When we judge the outward actions of someone, we are not acting righteously. “But,” I can hear you thinking, “Jesus pointed out the misgivings of the Pharisees and He tells us to judge righteously.” Yes, but what we forget is that Jesus judges the hearts of man, not his actions. Our actions flow from our heart condition and while we may be well intended, we still might not perform “the correct” actions. Our focus on actions betrays the whole point of the work of God’s grace and love in our lives. Yes, we can tell what kind of tree someone is by the type of fruit they bear. But what about this guy? He prayed, he gave regular offerings, but he wasn’t circumcised and had no idea who Jesus Christ was.
Cornelius did his best to serve God. He sought God’s face and tried to live a righteous life and also guided his household to do the same. We can compare Cornelius to Saul, who was running around arresting Christians in God’s name. His heart was in the right place but his actions were betraying the truth of God, so God confronted him about it. This is why we call it good initiative, bad judgment. Later, Peter will proclaim, “I understand now that God is not one to show partiality.” No Cornelius wasn’t persecuting Christians. From what we read in the text, he had no idea who Christians were. He did, however, know there was a God and he was trying to learn more about Him.

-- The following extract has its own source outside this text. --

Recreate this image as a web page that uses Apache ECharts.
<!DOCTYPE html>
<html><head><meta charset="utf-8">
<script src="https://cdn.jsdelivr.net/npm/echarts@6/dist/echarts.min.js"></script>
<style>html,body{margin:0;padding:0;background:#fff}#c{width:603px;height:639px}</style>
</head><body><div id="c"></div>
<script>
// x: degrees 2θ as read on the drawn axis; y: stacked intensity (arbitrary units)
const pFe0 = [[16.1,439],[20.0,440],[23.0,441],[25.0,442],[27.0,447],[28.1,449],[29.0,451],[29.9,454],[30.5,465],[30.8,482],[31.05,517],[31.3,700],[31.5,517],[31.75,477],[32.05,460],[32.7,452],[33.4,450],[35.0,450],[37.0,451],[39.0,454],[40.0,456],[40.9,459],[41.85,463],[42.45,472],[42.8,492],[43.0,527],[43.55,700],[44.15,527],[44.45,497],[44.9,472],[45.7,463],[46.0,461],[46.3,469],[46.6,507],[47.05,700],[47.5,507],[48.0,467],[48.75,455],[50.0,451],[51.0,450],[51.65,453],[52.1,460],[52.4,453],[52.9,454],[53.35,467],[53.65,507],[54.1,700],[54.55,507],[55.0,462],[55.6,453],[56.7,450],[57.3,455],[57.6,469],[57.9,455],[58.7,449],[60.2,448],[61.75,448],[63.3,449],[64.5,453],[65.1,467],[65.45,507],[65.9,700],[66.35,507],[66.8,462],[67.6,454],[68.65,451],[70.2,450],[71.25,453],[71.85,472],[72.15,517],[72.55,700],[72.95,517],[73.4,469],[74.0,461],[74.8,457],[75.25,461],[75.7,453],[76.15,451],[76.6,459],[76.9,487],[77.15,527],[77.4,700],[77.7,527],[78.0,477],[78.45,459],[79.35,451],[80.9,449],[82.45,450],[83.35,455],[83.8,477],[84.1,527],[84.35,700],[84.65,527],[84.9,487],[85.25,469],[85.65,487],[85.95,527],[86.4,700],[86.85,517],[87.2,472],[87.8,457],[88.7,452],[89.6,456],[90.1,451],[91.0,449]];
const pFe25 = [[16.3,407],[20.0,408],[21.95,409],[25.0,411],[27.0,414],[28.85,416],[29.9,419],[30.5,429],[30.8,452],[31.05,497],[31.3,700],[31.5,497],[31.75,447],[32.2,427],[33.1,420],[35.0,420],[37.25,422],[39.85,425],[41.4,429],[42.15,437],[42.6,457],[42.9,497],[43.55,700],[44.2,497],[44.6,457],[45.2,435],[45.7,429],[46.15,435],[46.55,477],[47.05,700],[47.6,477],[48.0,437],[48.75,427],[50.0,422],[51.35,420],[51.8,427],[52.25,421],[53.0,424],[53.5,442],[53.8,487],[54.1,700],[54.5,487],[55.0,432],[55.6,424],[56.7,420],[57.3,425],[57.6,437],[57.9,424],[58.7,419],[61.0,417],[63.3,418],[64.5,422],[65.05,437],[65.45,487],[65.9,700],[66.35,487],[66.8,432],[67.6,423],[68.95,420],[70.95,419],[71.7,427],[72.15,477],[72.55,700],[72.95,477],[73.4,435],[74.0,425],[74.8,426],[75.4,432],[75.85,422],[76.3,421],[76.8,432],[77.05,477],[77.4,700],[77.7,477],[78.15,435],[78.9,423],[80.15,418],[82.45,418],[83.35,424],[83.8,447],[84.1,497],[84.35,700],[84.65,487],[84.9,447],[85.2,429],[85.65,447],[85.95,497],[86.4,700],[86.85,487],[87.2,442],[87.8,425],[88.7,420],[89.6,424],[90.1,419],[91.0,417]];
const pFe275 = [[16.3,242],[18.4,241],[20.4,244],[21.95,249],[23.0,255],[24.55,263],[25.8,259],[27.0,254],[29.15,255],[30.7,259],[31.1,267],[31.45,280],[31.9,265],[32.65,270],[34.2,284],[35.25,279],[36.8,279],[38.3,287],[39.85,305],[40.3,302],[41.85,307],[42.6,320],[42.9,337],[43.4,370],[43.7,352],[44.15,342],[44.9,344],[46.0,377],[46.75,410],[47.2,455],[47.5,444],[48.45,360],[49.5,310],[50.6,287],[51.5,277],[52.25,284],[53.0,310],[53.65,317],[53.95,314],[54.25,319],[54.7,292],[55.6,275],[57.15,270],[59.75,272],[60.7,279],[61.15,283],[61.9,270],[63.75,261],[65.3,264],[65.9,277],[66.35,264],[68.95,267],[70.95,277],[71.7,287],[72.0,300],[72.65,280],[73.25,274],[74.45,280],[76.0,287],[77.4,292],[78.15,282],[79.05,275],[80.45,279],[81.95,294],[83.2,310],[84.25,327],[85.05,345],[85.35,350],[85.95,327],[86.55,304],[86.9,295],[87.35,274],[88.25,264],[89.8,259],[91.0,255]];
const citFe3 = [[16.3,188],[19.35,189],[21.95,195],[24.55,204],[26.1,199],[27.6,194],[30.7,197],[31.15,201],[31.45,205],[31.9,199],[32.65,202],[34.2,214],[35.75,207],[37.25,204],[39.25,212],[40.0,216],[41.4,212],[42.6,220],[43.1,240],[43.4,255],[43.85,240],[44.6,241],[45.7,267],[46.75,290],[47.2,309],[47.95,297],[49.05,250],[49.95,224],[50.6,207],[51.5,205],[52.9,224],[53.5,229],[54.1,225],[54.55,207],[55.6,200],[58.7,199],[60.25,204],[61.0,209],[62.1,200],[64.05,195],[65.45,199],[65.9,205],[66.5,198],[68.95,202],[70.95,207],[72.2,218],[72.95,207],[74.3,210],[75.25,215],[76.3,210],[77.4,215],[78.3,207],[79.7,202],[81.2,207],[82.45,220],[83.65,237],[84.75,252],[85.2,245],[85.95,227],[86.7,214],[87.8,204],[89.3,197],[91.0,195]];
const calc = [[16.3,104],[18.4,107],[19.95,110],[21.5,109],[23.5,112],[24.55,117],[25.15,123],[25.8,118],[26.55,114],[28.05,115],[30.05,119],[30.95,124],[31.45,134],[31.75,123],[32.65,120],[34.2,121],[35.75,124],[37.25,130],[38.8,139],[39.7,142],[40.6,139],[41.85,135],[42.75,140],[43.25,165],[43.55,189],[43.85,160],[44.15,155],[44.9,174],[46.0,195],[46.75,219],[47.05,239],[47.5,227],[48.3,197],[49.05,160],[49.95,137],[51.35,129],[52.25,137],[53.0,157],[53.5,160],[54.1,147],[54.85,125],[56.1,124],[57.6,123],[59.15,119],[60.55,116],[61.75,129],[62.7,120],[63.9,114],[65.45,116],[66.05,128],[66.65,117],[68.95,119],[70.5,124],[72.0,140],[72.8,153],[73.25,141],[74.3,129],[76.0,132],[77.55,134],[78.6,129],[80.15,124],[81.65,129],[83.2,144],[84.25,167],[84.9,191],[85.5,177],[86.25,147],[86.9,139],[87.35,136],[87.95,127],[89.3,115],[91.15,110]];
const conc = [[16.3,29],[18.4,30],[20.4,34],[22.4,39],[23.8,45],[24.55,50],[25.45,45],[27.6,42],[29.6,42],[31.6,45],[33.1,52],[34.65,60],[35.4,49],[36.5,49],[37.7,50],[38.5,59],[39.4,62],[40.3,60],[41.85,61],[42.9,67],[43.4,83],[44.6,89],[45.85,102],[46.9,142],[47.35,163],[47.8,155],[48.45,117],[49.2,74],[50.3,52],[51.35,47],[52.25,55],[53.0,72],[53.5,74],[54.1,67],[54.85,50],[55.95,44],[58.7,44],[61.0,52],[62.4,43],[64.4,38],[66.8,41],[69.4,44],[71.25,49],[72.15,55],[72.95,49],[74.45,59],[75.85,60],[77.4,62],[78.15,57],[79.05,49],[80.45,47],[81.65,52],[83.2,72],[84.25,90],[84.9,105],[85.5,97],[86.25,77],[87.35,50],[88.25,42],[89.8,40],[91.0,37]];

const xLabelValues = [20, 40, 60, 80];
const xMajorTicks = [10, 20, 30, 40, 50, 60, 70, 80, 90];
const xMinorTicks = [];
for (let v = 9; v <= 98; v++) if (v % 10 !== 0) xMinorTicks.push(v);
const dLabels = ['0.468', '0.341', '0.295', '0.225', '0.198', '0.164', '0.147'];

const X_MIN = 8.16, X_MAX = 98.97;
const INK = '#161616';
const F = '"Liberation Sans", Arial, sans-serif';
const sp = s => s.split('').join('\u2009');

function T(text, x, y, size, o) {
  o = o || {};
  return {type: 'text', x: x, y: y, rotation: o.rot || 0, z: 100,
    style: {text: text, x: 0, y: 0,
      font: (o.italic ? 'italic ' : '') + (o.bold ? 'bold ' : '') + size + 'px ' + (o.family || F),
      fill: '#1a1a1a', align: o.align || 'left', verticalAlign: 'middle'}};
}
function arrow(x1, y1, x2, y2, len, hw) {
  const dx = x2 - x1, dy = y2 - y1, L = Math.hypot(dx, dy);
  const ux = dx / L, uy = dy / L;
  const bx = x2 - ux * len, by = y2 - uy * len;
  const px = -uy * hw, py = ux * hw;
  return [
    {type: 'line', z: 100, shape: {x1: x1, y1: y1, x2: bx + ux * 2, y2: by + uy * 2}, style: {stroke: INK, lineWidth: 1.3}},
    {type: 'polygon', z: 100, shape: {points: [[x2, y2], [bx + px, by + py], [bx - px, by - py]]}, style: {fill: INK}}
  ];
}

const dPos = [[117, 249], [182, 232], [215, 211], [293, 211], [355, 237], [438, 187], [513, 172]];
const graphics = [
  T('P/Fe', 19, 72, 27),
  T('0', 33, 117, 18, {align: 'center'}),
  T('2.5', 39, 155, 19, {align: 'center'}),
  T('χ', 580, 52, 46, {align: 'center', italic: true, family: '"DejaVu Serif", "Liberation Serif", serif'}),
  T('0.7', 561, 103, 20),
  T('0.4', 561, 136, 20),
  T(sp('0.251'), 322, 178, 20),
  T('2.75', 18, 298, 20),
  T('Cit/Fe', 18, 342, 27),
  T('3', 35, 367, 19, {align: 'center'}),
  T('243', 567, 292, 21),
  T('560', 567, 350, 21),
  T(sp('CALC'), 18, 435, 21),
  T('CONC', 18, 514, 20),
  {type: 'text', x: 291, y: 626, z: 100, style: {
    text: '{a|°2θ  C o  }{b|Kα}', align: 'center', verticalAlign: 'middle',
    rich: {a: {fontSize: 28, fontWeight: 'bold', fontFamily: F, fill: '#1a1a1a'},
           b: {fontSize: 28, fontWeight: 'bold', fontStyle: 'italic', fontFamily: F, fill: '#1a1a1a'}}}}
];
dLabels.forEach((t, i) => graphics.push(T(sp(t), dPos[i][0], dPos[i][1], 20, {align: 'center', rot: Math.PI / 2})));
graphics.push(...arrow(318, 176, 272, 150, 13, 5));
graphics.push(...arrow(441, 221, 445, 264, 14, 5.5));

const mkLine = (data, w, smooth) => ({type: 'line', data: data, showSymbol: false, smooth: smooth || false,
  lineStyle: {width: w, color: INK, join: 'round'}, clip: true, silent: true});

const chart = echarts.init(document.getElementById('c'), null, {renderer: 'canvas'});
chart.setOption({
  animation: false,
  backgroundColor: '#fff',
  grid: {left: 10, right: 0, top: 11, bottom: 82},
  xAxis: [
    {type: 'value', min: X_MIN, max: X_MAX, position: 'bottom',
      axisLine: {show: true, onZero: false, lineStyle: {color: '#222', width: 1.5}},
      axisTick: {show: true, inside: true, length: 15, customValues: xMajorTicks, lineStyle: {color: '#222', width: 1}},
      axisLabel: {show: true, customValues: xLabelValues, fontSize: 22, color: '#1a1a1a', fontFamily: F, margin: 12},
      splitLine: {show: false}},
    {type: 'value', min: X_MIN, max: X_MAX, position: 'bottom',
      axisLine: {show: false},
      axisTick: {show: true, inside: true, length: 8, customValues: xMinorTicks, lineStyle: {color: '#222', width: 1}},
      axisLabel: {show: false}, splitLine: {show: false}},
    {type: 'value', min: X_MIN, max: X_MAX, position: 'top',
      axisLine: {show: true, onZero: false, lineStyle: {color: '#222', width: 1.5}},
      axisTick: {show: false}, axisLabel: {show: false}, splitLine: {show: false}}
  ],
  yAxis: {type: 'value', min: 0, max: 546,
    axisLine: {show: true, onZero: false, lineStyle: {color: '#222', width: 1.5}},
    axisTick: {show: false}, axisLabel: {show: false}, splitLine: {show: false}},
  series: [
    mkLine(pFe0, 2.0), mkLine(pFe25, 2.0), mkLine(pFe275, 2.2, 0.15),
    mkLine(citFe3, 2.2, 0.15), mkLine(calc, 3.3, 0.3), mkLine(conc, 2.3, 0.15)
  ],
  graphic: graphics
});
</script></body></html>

Our relationship with God isn’t dependent upon following a set of physical rules, but whether or not we are seeking Him out with all our heart, mind, and soul or if we are just playing the game to appear religious. This is why Jesus said all the law and the prophets hang on loving the Lord your God with all your heart, body, and soul and loving your neighbor. It isn’t about what you do, it’s about why you do it. Anything short of that is merely trying to earn grace and build our own self-righteousness.